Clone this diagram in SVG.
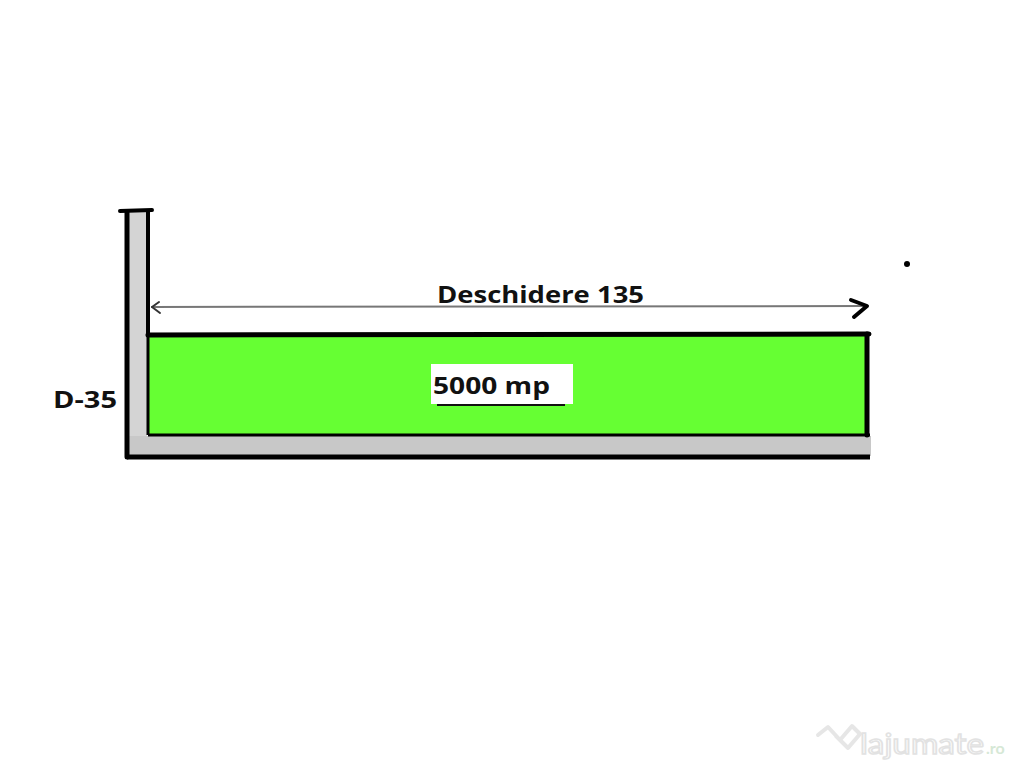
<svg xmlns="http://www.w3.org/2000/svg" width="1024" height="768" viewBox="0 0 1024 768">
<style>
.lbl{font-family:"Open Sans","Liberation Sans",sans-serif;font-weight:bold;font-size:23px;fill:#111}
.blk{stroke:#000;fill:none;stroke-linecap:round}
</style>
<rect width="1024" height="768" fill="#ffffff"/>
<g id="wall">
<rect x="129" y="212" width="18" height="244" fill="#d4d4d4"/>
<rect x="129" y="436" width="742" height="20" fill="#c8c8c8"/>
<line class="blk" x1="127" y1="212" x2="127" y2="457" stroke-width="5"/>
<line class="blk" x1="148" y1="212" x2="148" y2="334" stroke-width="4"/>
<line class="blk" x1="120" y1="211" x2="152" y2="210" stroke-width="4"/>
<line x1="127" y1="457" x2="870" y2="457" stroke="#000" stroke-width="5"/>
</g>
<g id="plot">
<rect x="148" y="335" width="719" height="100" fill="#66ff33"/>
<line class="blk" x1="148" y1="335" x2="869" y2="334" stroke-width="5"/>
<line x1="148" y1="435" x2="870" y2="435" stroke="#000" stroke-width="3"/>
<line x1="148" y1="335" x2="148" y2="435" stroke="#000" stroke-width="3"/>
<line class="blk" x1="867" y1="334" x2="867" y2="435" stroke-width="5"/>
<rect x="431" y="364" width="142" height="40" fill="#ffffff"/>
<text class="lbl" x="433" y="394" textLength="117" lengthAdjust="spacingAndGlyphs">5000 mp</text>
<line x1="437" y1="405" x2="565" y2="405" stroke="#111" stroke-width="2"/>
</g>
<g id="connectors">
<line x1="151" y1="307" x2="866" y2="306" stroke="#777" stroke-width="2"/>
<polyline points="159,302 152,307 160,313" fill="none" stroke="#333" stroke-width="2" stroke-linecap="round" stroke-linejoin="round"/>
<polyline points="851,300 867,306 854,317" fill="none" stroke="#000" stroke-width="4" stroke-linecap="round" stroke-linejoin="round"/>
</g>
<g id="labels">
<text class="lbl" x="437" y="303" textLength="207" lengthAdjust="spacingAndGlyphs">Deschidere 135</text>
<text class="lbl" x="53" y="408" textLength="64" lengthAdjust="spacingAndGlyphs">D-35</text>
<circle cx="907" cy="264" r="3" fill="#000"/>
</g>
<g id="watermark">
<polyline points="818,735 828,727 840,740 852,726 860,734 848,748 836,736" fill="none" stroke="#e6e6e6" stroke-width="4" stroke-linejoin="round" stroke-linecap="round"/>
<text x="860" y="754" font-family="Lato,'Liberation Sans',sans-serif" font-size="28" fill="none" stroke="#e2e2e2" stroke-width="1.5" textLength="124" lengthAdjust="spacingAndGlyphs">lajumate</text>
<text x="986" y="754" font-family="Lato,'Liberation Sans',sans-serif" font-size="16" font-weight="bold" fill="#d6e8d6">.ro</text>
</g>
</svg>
########
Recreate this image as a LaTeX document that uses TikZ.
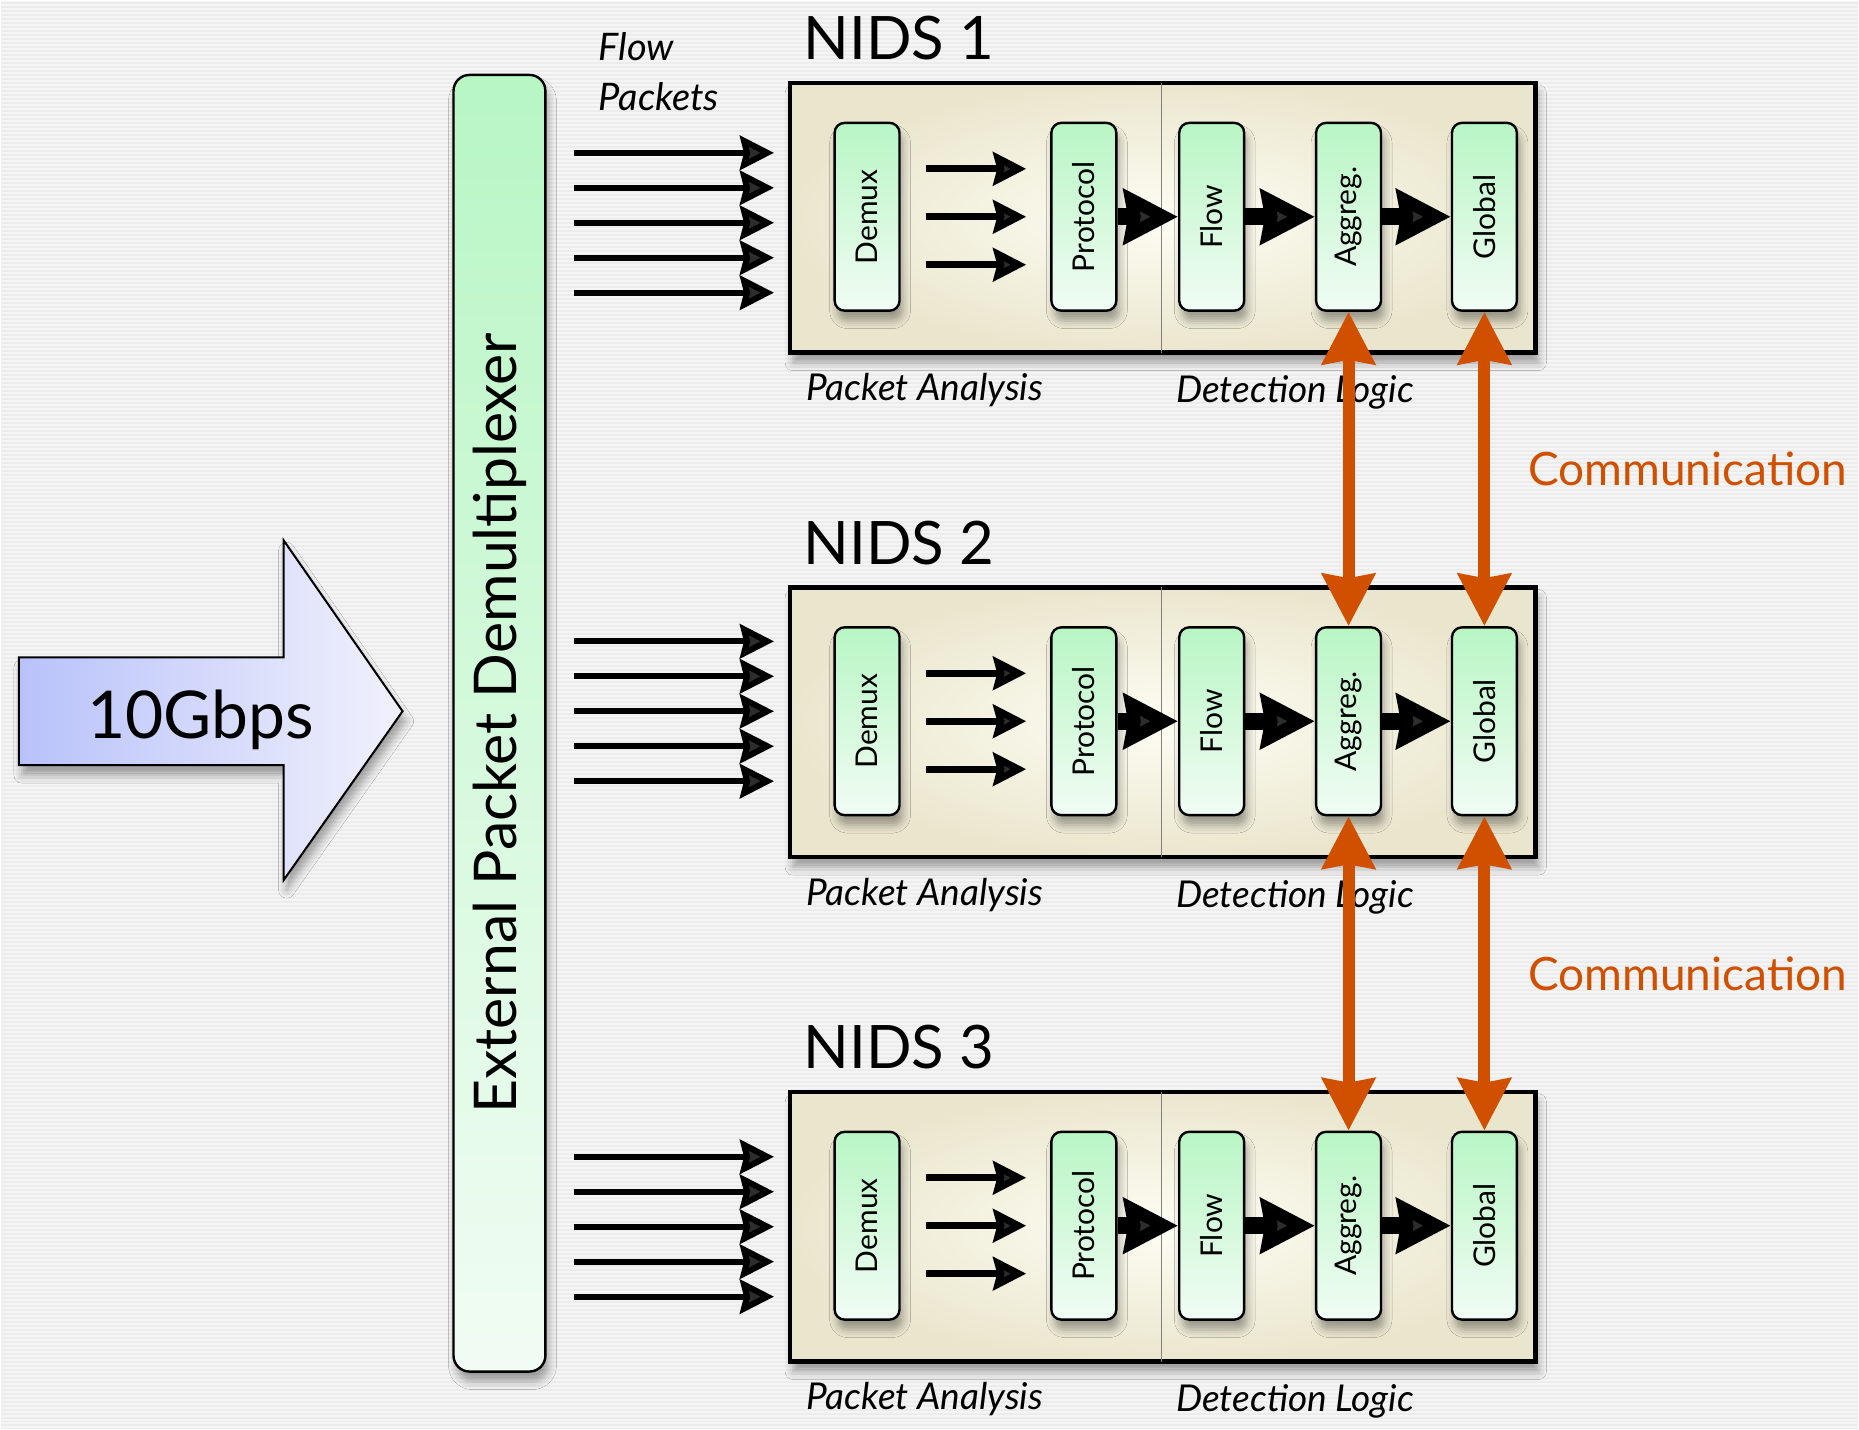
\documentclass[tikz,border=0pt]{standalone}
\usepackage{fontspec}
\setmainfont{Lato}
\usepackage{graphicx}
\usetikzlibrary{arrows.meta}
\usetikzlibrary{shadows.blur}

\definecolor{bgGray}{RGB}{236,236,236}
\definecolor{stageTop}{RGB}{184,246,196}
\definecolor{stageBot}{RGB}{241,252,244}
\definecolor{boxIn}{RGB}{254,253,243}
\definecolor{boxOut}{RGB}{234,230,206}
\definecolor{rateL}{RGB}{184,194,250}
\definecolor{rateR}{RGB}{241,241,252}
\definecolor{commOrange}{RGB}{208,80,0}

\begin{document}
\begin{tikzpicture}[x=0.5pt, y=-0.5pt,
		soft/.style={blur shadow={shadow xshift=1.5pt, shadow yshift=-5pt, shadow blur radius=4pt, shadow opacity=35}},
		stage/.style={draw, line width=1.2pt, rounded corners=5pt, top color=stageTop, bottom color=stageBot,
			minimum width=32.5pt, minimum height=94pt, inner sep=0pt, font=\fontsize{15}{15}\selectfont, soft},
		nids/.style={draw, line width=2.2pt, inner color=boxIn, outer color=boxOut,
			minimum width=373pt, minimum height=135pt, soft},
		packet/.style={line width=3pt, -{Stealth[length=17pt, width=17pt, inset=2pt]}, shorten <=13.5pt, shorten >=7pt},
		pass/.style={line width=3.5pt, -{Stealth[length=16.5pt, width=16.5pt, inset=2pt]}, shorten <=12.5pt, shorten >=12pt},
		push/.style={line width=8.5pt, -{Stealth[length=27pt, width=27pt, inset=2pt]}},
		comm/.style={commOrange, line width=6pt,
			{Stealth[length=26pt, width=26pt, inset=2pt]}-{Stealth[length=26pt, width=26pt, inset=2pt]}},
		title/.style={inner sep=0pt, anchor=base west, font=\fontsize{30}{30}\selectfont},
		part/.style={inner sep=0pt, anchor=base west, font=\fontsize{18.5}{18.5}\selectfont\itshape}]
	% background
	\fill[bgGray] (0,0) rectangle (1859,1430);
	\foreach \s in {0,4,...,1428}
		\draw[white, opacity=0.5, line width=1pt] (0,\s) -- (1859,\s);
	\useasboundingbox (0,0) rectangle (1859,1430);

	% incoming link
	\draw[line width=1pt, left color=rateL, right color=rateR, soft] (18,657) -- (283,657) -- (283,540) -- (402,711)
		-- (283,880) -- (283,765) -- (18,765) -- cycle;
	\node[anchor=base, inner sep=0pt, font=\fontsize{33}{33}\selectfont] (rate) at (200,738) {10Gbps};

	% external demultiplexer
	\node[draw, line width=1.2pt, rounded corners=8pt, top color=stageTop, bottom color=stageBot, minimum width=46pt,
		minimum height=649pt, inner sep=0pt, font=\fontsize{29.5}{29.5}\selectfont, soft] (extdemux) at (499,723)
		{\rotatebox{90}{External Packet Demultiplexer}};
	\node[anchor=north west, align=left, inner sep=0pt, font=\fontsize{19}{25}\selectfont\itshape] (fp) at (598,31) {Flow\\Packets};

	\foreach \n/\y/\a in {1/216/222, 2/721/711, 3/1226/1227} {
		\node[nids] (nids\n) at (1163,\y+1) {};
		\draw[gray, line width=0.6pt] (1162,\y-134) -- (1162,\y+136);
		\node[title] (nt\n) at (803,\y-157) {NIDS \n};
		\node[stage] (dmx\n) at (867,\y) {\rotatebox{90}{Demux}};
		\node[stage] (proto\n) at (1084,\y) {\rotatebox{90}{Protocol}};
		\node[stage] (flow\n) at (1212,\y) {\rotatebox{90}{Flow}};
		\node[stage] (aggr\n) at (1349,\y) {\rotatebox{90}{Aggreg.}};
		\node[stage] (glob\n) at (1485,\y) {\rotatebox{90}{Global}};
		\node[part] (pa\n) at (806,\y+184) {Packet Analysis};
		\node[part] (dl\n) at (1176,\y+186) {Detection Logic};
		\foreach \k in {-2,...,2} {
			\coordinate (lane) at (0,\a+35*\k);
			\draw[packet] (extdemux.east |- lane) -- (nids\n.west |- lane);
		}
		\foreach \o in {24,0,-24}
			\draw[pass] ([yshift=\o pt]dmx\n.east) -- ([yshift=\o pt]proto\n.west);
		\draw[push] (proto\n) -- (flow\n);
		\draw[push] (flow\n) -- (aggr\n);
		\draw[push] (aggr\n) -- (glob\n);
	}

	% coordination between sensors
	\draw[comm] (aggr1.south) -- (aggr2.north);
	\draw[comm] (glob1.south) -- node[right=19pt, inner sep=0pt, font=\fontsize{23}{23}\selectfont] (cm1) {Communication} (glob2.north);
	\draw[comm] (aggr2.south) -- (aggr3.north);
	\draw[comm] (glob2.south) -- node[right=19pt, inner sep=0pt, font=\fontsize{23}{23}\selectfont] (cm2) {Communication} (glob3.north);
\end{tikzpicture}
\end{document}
########
▶ [EXERCISE PROMPT]: Looking at the data above, show all lines where the word "this" occurs.

▶ [THE SOLUTION]:
Clone this diagram in SVG.
Recreate this image as a LaTeX document that uses TikZ.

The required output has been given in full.